* _Exercise prompt_
All of the material should be reproduced exactly, with pictures left out.

* _Material_

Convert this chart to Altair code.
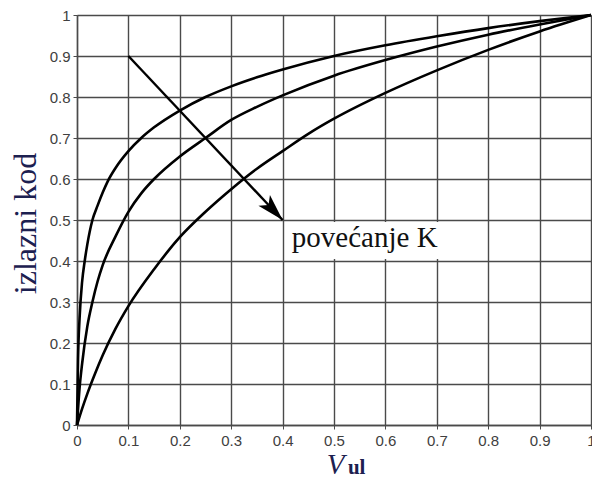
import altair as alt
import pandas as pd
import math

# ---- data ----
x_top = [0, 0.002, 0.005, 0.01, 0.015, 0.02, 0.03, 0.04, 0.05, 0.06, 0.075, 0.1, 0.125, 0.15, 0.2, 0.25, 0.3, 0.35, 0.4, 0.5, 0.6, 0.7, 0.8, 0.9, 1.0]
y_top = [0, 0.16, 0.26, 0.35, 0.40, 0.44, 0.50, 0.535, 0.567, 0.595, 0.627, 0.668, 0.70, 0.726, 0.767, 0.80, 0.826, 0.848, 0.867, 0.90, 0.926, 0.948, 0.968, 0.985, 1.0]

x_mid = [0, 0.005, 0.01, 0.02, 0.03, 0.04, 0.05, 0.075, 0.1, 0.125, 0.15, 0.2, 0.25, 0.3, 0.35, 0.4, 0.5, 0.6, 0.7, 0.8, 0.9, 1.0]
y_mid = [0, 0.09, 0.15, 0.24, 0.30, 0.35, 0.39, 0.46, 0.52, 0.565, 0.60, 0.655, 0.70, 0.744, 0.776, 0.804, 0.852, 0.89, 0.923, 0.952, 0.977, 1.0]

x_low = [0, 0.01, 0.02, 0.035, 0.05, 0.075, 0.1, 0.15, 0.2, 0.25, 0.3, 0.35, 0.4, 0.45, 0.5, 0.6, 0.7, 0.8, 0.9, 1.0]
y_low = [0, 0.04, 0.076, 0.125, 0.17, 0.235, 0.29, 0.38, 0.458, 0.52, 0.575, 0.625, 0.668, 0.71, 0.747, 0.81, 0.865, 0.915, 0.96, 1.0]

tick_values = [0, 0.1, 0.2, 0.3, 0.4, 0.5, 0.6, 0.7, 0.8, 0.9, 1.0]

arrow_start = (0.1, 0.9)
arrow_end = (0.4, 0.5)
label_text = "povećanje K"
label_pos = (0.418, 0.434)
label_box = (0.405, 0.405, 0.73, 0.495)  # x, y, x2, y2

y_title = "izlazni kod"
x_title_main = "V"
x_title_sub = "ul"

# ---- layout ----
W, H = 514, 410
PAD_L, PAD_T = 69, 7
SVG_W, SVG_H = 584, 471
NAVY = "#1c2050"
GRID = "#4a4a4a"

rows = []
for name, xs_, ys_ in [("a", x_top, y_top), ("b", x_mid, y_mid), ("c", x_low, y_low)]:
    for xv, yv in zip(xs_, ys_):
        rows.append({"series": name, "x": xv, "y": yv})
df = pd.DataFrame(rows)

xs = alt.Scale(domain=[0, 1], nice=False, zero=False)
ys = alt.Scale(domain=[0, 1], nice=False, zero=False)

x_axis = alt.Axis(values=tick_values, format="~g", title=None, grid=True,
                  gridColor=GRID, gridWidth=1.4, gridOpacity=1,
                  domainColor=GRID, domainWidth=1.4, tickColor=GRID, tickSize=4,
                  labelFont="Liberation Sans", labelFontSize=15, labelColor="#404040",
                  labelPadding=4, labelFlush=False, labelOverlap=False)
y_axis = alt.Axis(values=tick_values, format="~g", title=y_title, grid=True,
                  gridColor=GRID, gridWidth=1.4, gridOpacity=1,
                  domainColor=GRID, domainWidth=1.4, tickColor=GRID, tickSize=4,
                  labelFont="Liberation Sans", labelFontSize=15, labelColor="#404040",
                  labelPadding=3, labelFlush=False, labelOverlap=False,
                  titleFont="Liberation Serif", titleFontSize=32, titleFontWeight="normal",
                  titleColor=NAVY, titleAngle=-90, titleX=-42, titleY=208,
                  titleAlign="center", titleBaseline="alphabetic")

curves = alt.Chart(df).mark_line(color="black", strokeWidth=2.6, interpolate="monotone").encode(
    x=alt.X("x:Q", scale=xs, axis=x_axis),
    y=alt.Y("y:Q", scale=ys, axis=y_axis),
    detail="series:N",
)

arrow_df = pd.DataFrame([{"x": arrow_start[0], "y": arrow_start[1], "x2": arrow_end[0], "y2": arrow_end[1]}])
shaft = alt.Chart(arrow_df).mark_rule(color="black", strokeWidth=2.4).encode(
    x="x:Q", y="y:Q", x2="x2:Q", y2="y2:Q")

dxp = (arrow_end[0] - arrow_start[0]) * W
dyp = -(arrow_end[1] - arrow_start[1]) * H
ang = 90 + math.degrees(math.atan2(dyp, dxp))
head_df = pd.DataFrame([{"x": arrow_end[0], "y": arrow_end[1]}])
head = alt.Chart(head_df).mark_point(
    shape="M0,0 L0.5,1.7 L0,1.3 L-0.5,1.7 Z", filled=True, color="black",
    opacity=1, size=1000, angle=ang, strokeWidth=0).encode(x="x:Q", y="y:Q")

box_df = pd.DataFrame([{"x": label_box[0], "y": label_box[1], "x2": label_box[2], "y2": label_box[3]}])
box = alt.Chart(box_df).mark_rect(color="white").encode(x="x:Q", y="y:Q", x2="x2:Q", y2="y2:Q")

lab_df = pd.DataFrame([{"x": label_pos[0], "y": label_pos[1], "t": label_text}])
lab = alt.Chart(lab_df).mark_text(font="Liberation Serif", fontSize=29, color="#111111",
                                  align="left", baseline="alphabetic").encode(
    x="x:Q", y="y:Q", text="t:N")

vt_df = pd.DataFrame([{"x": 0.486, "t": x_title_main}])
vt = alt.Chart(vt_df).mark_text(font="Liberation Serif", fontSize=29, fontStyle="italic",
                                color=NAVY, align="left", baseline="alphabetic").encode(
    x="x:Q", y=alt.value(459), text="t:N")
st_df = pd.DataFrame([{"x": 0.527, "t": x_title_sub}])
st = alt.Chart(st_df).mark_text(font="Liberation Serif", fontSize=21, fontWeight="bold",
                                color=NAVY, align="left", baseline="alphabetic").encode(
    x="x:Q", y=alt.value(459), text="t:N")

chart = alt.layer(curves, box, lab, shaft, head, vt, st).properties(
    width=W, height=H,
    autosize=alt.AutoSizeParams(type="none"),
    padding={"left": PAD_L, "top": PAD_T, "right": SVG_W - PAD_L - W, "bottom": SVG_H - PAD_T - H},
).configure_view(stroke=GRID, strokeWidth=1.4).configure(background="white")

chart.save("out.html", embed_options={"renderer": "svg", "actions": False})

* _Reply_
Convert this chart to Altair code.
import altair as alt
import pandas as pd
import math

# ---- data ----
x_top = [0, 0.002, 0.005, 0.01, 0.015, 0.02, 0.03, 0.04, 0.05, 0.06, 0.075, 0.1, 0.125, 0.15, 0.2, 0.25, 0.3, 0.35, 0.4, 0.5, 0.6, 0.7, 0.8, 0.9, 1.0]
y_top = [0, 0.16, 0.26, 0.35, 0.40, 0.44, 0.50, 0.535, 0.567, 0.595, 0.627, 0.668, 0.70, 0.726, 0.767, 0.80, 0.826, 0.848, 0.867, 0.90, 0.926, 0.948, 0.968, 0.985, 1.0]

x_mid = [0, 0.005, 0.01, 0.02, 0.03, 0.04, 0.05, 0.075, 0.1, 0.125, 0.15, 0.2, 0.25, 0.3, 0.35, 0.4, 0.5, 0.6, 0.7, 0.8, 0.9, 1.0]
y_mid = [0, 0.09, 0.15, 0.24, 0.30, 0.35, 0.39, 0.46, 0.52, 0.565, 0.60, 0.655, 0.70, 0.744, 0.776, 0.804, 0.852, 0.89, 0.923, 0.952, 0.977, 1.0]

x_low = [0, 0.01, 0.02, 0.035, 0.05, 0.075, 0.1, 0.15, 0.2, 0.25, 0.3, 0.35, 0.4, 0.45, 0.5, 0.6, 0.7, 0.8, 0.9, 1.0]
y_low = [0, 0.04, 0.076, 0.125, 0.17, 0.235, 0.29, 0.38, 0.458, 0.52, 0.575, 0.625, 0.668, 0.71, 0.747, 0.81, 0.865, 0.915, 0.96, 1.0]

tick_values = [0, 0.1, 0.2, 0.3, 0.4, 0.5, 0.6, 0.7, 0.8, 0.9, 1.0]

arrow_start = (0.1, 0.9)
arrow_end = (0.4, 0.5)
label_text = "povećanje K"
label_pos = (0.418, 0.434)
label_box = (0.405, 0.405, 0.73, 0.495)  # x, y, x2, y2

y_title = "izlazni kod"
x_title_main = "V"
x_title_sub = "ul"

# ---- layout ----
W, H = 514, 410
PAD_L, PAD_T = 69, 7
SVG_W, SVG_H = 584, 471
NAVY = "#1c2050"
GRID = "#4a4a4a"

rows = []
for name, xs_, ys_ in [("a", x_top, y_top), ("b", x_mid, y_mid), ("c", x_low, y_low)]:
    for xv, yv in zip(xs_, ys_):
        rows.append({"series": name, "x": xv, "y": yv})
df = pd.DataFrame(rows)

xs = alt.Scale(domain=[0, 1], nice=False, zero=False)
ys = alt.Scale(domain=[0, 1], nice=False, zero=False)

x_axis = alt.Axis(values=tick_values, format="~g", title=None, grid=True,
                  gridColor=GRID, gridWidth=1.4, gridOpacity=1,
                  domainColor=GRID, domainWidth=1.4, tickColor=GRID, tickSize=4,
                  labelFont="Liberation Sans", labelFontSize=15, labelColor="#404040",
                  labelPadding=4, labelFlush=False, labelOverlap=False)
y_axis = alt.Axis(values=tick_values, format="~g", title=y_title, grid=True,
                  gridColor=GRID, gridWidth=1.4, gridOpacity=1,
                  domainColor=GRID, domainWidth=1.4, tickColor=GRID, tickSize=4,
                  labelFont="Liberation Sans", labelFontSize=15, labelColor="#404040",
                  labelPadding=3, labelFlush=False, labelOverlap=False,
                  titleFont="Liberation Serif", titleFontSize=32, titleFontWeight="normal",
                  titleColor=NAVY, titleAngle=-90, titleX=-42, titleY=208,
                  titleAlign="center", titleBaseline="alphabetic")

curves = alt.Chart(df).mark_line(color="black", strokeWidth=2.6, interpolate="monotone").encode(
    x=alt.X("x:Q", scale=xs, axis=x_axis),
    y=alt.Y("y:Q", scale=ys, axis=y_axis),
    detail="series:N",
)

arrow_df = pd.DataFrame([{"x": arrow_start[0], "y": arrow_start[1], "x2": arrow_end[0], "y2": arrow_end[1]}])
shaft = alt.Chart(arrow_df).mark_rule(color="black", strokeWidth=2.4).encode(
    x="x:Q", y="y:Q", x2="x2:Q", y2="y2:Q")

dxp = (arrow_end[0] - arrow_start[0]) * W
dyp = -(arrow_end[1] - arrow_start[1]) * H
ang = 90 + math.degrees(math.atan2(dyp, dxp))
head_df = pd.DataFrame([{"x": arrow_end[0], "y": arrow_end[1]}])
head = alt.Chart(head_df).mark_point(
    shape="M0,0 L0.5,1.7 L0,1.3 L-0.5,1.7 Z", filled=True, color="black",
    opacity=1, size=1000, angle=ang, strokeWidth=0).encode(x="x:Q", y="y:Q")

box_df = pd.DataFrame([{"x": label_box[0], "y": label_box[1], "x2": label_box[2], "y2": label_box[3]}])
box = alt.Chart(box_df).mark_rect(color="white").encode(x="x:Q", y="y:Q", x2="x2:Q", y2="y2:Q")

lab_df = pd.DataFrame([{"x": label_pos[0], "y": label_pos[1], "t": label_text}])
lab = alt.Chart(lab_df).mark_text(font="Liberation Serif", fontSize=29, color="#111111",
                                  align="left", baseline="alphabetic").encode(
    x="x:Q", y="y:Q", text="t:N")

vt_df = pd.DataFrame([{"x": 0.486, "t": x_title_main}])
vt = alt.Chart(vt_df).mark_text(font="Liberation Serif", fontSize=29, fontStyle="italic",
                                color=NAVY, align="left", baseline="alphabetic").encode(
    x="x:Q", y=alt.value(459), text="t:N")
st_df = pd.DataFrame([{"x": 0.527, "t": x_title_sub}])
st = alt.Chart(st_df).mark_text(font="Liberation Serif", fontSize=21, fontWeight="bold",
                                color=NAVY, align="left", baseline="alphabetic").encode(
    x="x:Q", y=alt.value(459), text="t:N")

chart = alt.layer(curves, box, lab, shaft, head, vt, st).properties(
    width=W, height=H,
    autosize=alt.AutoSizeParams(type="none"),
    padding={"left": PAD_L, "top": PAD_T, "right": SVG_W - PAD_L - W, "bottom": SVG_H - PAD_T - H},
).configure_view(stroke=GRID, strokeWidth=1.4).configure(background="white")

chart.save("out.html", embed_options={"renderer": "svg", "actions": False})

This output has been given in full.